Craniopagus twins — conjoined at the skull — represent one of the rarest and most surgically demanding conditions in medicine. The twins share not just a point of contact but, in most cases, venous drainage structures that cross between their brains. Blood from both children flows through a common venous system before returning to the heart. Separating them requires severing that shared system and reconstructing adequate venous drainage for each child independently — while both remain alive on the operating table. It had not previously been done successfully in India.
The twins were brought to a major public hospital in Delhi in July 2017, aged approximately two years. CT and MRI imaging confirmed that they were joined at the posterior skull and shared a circular sinus — the venous drainage channel connecting their cranial venous systems. The neurosurgical team assessed the anatomy in detail. The shared sinus could not simply be ligated; one twin required a surgically created venous bypass before separation could proceed. The procedure would need to be staged — and each stage would last many hours.
Before the first incision, the team requested 3D printed models of the twins' brain and skull anatomy from Osteo3d. The models were derived from the imaging data, rendering the conjoined cranial vault and the underlying neural structures in physical form. The team rehearsed the surgical approach on these models — working through the sequence of steps, identifying the anatomical decision points, and confirming the spatial relationships that CT images alone could not fully convey. For a procedure with no precedent at this institution, the ability to practise on a physical representation of the specific anatomy in front of them was not a convenience. It was part of how the surgery became possible.
The first stage lasted approximately twenty-five hours. The neurosurgeons created a venous bypass for one twin, diverting venous drainage away from the shared circular sinus and establishing an independent route. Partial separation of the brain tissue was achieved. The twins were then allowed to recover before the definitive separation. The final stage took place on 25 October 2017 — a twenty-hour procedure during which the remaining shared structures were divided and the cranial reconstruction was completed for each child.
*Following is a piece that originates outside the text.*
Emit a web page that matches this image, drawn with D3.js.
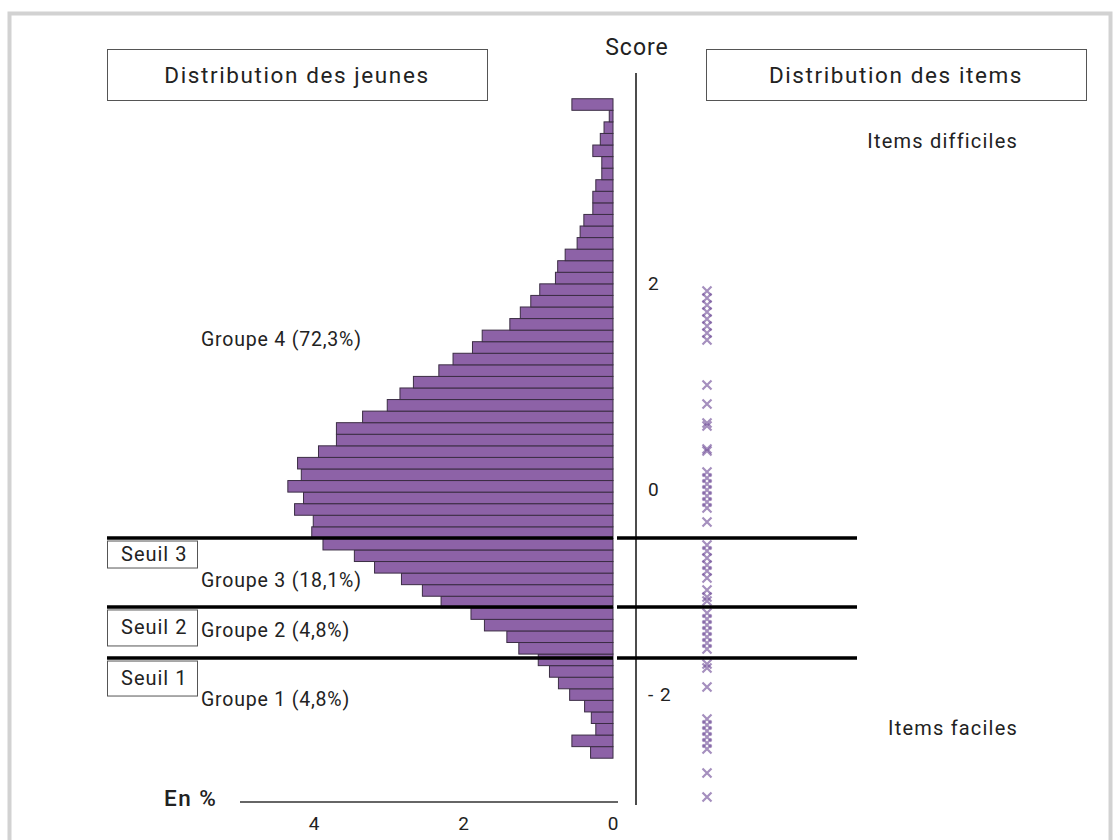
<!DOCTYPE html>
<html>
<head>
<meta charset="utf-8">
<script src="https://cdn.jsdelivr.net/npm/d3@7"></script>
<style>
  html, body { margin: 0; padding: 0; background: #fff; }
  svg { display: block; }
  text { font-family: Roboto, "Liberation Sans", sans-serif; fill: #222; letter-spacing: 0.8px; }
</style>
</head>
<body>
<svg id="chart" width="1120" height="840"></svg>
<script>
// ---------- DATA ----------
// Distribution of young people: % per score bin, listed from lowest to highest score
const binStart = -2.62;   // score of the lower edge of the first bin
const binWidth = 0.1126;  // score width of each bin
const youthPct = [
  0.30, 0.55, 0.23, 0.29, 0.38, 0.58, 0.73, 0.85, 1.00, 1.26,
  1.42, 1.72, 1.90, 2.30, 2.55, 2.83, 3.19, 3.46, 3.88, 4.03,
  4.01, 4.26, 4.14, 4.35, 4.17, 4.22, 3.94, 3.70, 3.70, 3.35,
  3.02, 2.85, 2.67, 2.33, 2.14, 1.88, 1.75, 1.38, 1.24, 1.10,
  0.98, 0.77, 0.74, 0.64, 0.48, 0.44, 0.39, 0.27, 0.27, 0.23,
  0.15, 0.15, 0.27, 0.17, 0.12, 0.05, 0.55
];

// Item difficulties (score)
const itemScores = [
  1.927, 1.859, 1.791, 1.723, 1.655, 1.586, 1.518, 1.450,
  1.012, 0.827, 0.642, 0.613, 0.389, 0.370,
  0.165, 0.107, 0.049, -0.010, -0.068, -0.127, -0.185, -0.321,
  -0.545, -0.603, -0.672, -0.740, -0.798, -0.866, -0.983, -1.051, -1.090,
  -1.207, -1.265, -1.324, -1.382, -1.440, -1.499, -1.557,
  -1.703, -1.742, -1.927,
  -2.238, -2.297, -2.355, -2.414, -2.472, -2.530, -2.764, -2.998
];

// Thresholds (score)
const seuilNames = ["Seuil 1", "Seuil 2", "Seuil 3"];
const seuilScores = [-1.645, -1.148, -0.477];

// Group labels
const groupLabels = ["Groupe 1 (4,8%)", "Groupe 2 (4,8%)", "Groupe 3 (18,1%)", "Groupe 4 (72,3%)"];

// Axis ticks
const scoreTicks = [-2, 0, 2];
const scoreTickLabels = ["- 2", "0", "2"];
const pctTicks = [0, 2, 4];

// ---------- LAYOUT ----------
const svg = d3.select("#chart");
const C = {
  axisX: 636, barRight: 613, pxPerPct: 74.75,
  score0Y: 489, pxPerScore: 102.75,
  lineLeft: 107, lineRight: 857, lineGapR: 617,
  itemX: 707
};
const groupLabelY = [701, 632, 582, 341];
const seuilBoxH = [35, 36, 27];

const y = d3.scaleLinear().domain([-3, 3])
  .range([C.score0Y + 3 * C.pxPerScore, C.score0Y - 3 * C.pxPerScore]);
const x = d3.scaleLinear().domain([0, 5]).range([C.barRight, C.barRight - 5 * C.pxPerPct]);

// outer frame
svg.append("rect").attr("x", 9.5).attr("y", 13.5).attr("width", 1101).attr("height", 840)
  .attr("fill", "none").attr("stroke", "#d2d2d2").attr("stroke-width", 4);

// header boxes
const headers = [
  { text: "Distribution des jeunes", x: 107 },
  { text: "Distribution des items", x: 706 }
];
headers.forEach(h => {
  svg.append("rect").attr("x", h.x + 0.5).attr("y", 49.5).attr("width", 380).attr("height", 51)
    .attr("fill", "#fff").attr("stroke", "#555").attr("stroke-width", 1);
  svg.append("text").attr("x", h.x + 190).attr("y", 77).attr("text-anchor", "middle")
    .attr("dominant-baseline", "middle").attr("font-size", 22.5)
    .style("letter-spacing", "1.6px").text(h.text);
});

// bars
const bars = youthPct.map((p, i) => ({ p, lo: binStart + i * binWidth, hi: binStart + (i + 1) * binWidth }));
svg.append("g").selectAll("rect").data(bars).join("rect")
  .attr("x", d => x(d.p))
  .attr("y", d => y(d.hi))
  .attr("width", d => x(0) - x(d.p))
  .attr("height", d => y(d.lo) - y(d.hi))
  .attr("fill", "#8d62a7")
  .attr("stroke", "#3b2d44")
  .attr("stroke-width", 1);

// score axis
const scoreAxis = d3.axisRight(y).tickValues(scoreTicks)
  .tickFormat((d, i) => scoreTickLabels[i]).tickSize(0).tickPadding(12);
const gAxis = svg.append("g").attr("transform", `translate(${C.axisX},0)`).call(scoreAxis);
gAxis.select(".domain").remove();
gAxis.selectAll("text").attr("font-size", 19).attr("fill", "#222")
  .style("font-family", "Roboto, sans-serif").style("letter-spacing", "1px");
svg.append("line").attr("x1", C.axisX).attr("x2", C.axisX).attr("y1", 73).attr("y2", 805)
  .attr("stroke", "#111").attr("stroke-width", 1.5);
svg.append("text").attr("x", C.axisX + 1).attr("y", 49).attr("text-anchor", "middle")
  .attr("dominant-baseline", "middle").attr("font-size", 23).style("letter-spacing", "1px").text("Score");

// percent axis
const pctAxis = d3.axisBottom(x).tickValues(pctTicks).tickSize(0).tickPadding(15).tickFormat(d3.format("d"));
const gP = svg.append("g").attr("transform", "translate(0,802)").call(pctAxis);
gP.select(".domain").remove();
gP.selectAll("text").attr("font-size", 19).attr("fill", "#222").style("font-family", "Roboto, sans-serif");
svg.append("line").attr("x1", 240).attr("x2", 618).attr("y1", 802).attr("y2", 802)
  .attr("stroke", "#333").attr("stroke-width", 1.5);
svg.append("text").attr("x", 164).attr("y", 800).attr("dominant-baseline", "middle")
  .attr("font-size", 22.5).attr("font-weight", 500).style("letter-spacing", "1.5px").text("En %");

// items
svg.append("g").selectAll("path").data(itemScores).join("path")
  .attr("transform", d => `translate(${C.itemX},${y(d)})`)
  .attr("d", "M-4.5,-4.5L4.5,4.5M-4.5,4.5L4.5,-4.5")
  .attr("stroke", "#74539b").attr("stroke-opacity", 0.65).attr("stroke-width", 2.2)
  .attr("fill", "none");

// threshold lines + boxes
seuilScores.forEach((s, i) => {
  const yy = y(s);
  svg.append("line").attr("x1", C.lineLeft).attr("x2", C.barRight).attr("y1", yy).attr("y2", yy)
    .attr("stroke", "#000").attr("stroke-width", 3.5);
  svg.append("line").attr("x1", C.lineGapR).attr("x2", C.lineRight).attr("y1", yy).attr("y2", yy)
    .attr("stroke", "#000").attr("stroke-width", 3.5);
  svg.append("rect").attr("x", C.lineLeft + 0.5).attr("y", yy + 3).attr("width", 90).attr("height", seuilBoxH[i])
    .attr("fill", "#fff").attr("stroke", "#555").attr("stroke-width", 1);
  svg.append("text").attr("x", C.lineLeft + 14).attr("y", yy + 3 + seuilBoxH[i] / 2 + 1)
    .attr("dominant-baseline", "middle").attr("font-size", 20).style("letter-spacing", "1px").text(seuilNames[i]);
});

// group labels
groupLabels.forEach((g, i) => {
  svg.append("text").attr("x", 201).attr("y", groupLabelY[i]).attr("dominant-baseline", "middle")
    .attr("font-size", 19.5).text(g);
});

// items difficiles / faciles
svg.append("text").attr("x", 1018).attr("y", 143).attr("text-anchor", "end")
  .attr("dominant-baseline", "middle").attr("font-size", 20).style("letter-spacing", "1.2px").text("Items difficiles");
svg.append("text").attr("x", 1018).attr("y", 730).attr("text-anchor", "end")
  .attr("dominant-baseline", "middle").attr("font-size", 20).style("letter-spacing", "1.2px").text("Items faciles");
</script>
</body>
</html>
Both twins survived the separation. One child made a strong neurological recovery. She was assessed as developing well across domains of neuropsychological evaluation and was considered ready for school before discharge. Her twin sustained neurological injury from which full recovery did not occur, and required ongoing feeding and care support. Both children were discharged more than two years after admission.
This case became the first successful craniopagus separation in India in which both twins survived the procedure. It was the result of meticulous preparation across imaging, surgical planning, anaesthesia, and nursing — a team effort sustained across a period of months. The 3D printed models were one element of that preparation: a way of translating imaging data into a physical object the surgical team could hold, examine, and rehearse on before the clock started. In a procedure measured in hours and milligrams of venous pressure, that preparation was part of how the outcome became what it was.